Elevated endogenous nitric oxide increases Ca2+ flux via L-type Ca2+ channels by S-nitrosylation in rat hippocampal neurons during severe hypoxia and in vitro ischemia

Nitric oxide (NO) mediates pathogenic changes in the brain subsequent to energy deprivation; yet the NO mechanism involved in the early events remains unclear. We examined the acute effects of severe hypoxia and oxygen–glucose deprivation (OGD) on the endogenous NO production and the NO-mediated pathways involved in the intracellular calcium ([Ca2+]i) response in the rat hippocampal neurons.
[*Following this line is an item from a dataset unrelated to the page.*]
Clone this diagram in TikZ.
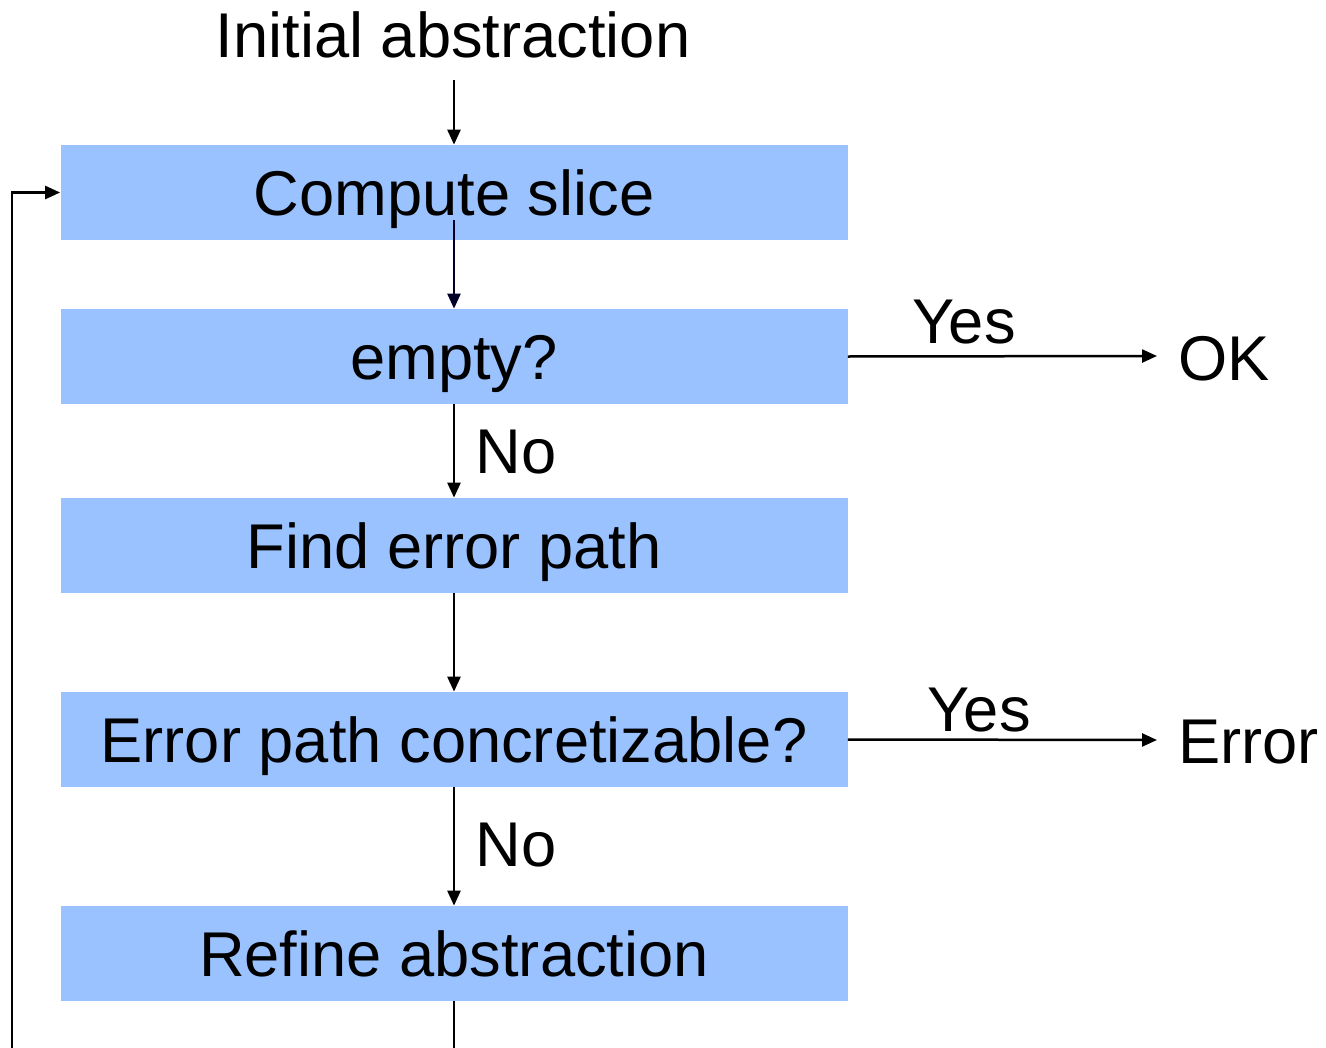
\documentclass[tikz,border=0pt]{standalone}
\usepackage{fontspec}
\setmainfont{Liberation Sans}
\usetikzlibrary{arrows.meta}
\definecolor{boxblue}{RGB}{153,194,255}
\begin{document}
\begin{tikzpicture}[x=0.02cm,y=-0.02cm,
  every node/.style={font=\fontsize{36}{43}\selectfont, inner sep=0pt, text height=25.8pt, text depth=0pt},
  procbox/.style={fill=boxblue, minimum width=787*0.02cm, minimum height=95*0.02cm, anchor=center},
  lbl/.style={anchor=base},
  conn/.style={line width=0.05cm},
  arr/.style={conn, -{Triangle[length=0.3cm,width=0.26cm]}}]
\useasboundingbox (0,0) rectangle (1326,1048);
\node[lbl] (init) at (453,57) {Initial abstraction};
\node[procbox] (cs) at (454,192.5) {Compute slice};
\node[procbox] (es) at (454,356.5) {empty?};
\node[procbox] (fe) at (454,545.5) {Find error path};
\node[procbox] (ep) at (454,739.5) {Error path concretizable?};
\node[procbox] (ra) at (454,953.5) {Refine abstraction};
\node[anchor=west] (ok) at (1178,358) {OK};
\node[anchor=west] (err) at (1178,741) {Error};
\node[lbl] (yes1) at (964,343) {Yes};
\node[lbl] (yes2) at (979,731) {Yes};
\node[lbl,anchor=base west] (no1) at (475,473) {No};
\node[lbl,anchor=base west] (no2) at (475,866) {No};
\coordinate (c0) at (454,80);
\coordinate (c1) at (454,220);
\coordinate (okin) at (1157,356);
\coordinate (errin) at (1157,740);
\coordinate (b1) at (454,1060);
\coordinate (b2) at (12,1060);
\draw[arr] (c0) -- (cs.north);
\draw[arr, draw=black!85!blue] (c1) -- (es.north);
\draw[arr] (es.south) -- (fe.north);
\draw[arr] (fe.south) -- (ep.north);
\draw[arr] (ep.south) -- (ra.north);
\draw[arr] (es.east) -- (okin);
\draw[arr] (ep.east) -- (errin);
\draw[conn] (ra.south) -- (b1);
\draw[arr] (b2) |- (cs.west);
\end{tikzpicture}
\end{document}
The levels of NO and [Ca2+]i in the CA1 region of the slices rapidly elevated in hypoxia and were more prominent in OGD, measured by the electrochemical method and spectrofluorometry, respectively. The NO and [Ca2+]i responses were enhanced by L-arginine and were reduced by NO synthase inhibitors, suggesting that the endogenous NO increases the [Ca2+]i response to energy deprivation. Nickel and nifedipine significantly decreased the NO and [Ca2+]i responses to hypoxia and OGD, indicating an involvement of L-type Ca2+ channels in the NO-mediated mechanisms. In addition, the [Ca2+]i responses were attenuated by ODQ or KT5823, inhibitors of the cGMP–PKG pathway, and by acivicin, an inhibitor of γ-glutamyl transpeptidase for S-nitrosylation, and by the thiol-alkylating agent N-ethylmaleimide (NEM). Moreover, L-type Ca2+ currents in cultured hippocampal neurons with whole-cell recording were significantly increased by L-arginine and were decreased by L-NAME. Pretreatment with NO synthase inhibitors or NEM but not ODQ abolished the effect of L-arginine on the Ca2+ currents. Also, vitamin C, which decomposes nitrosothiol but not disulfide by reduction, reversed the change in the Ca2+ current with L-arginine. Taken together, the results suggest that an elevated endogenous NO production enhances the influx of Ca2+ via the hippocampal L-type Ca2+ channel by S-nitrosylation during an initial phase of energy deprivation.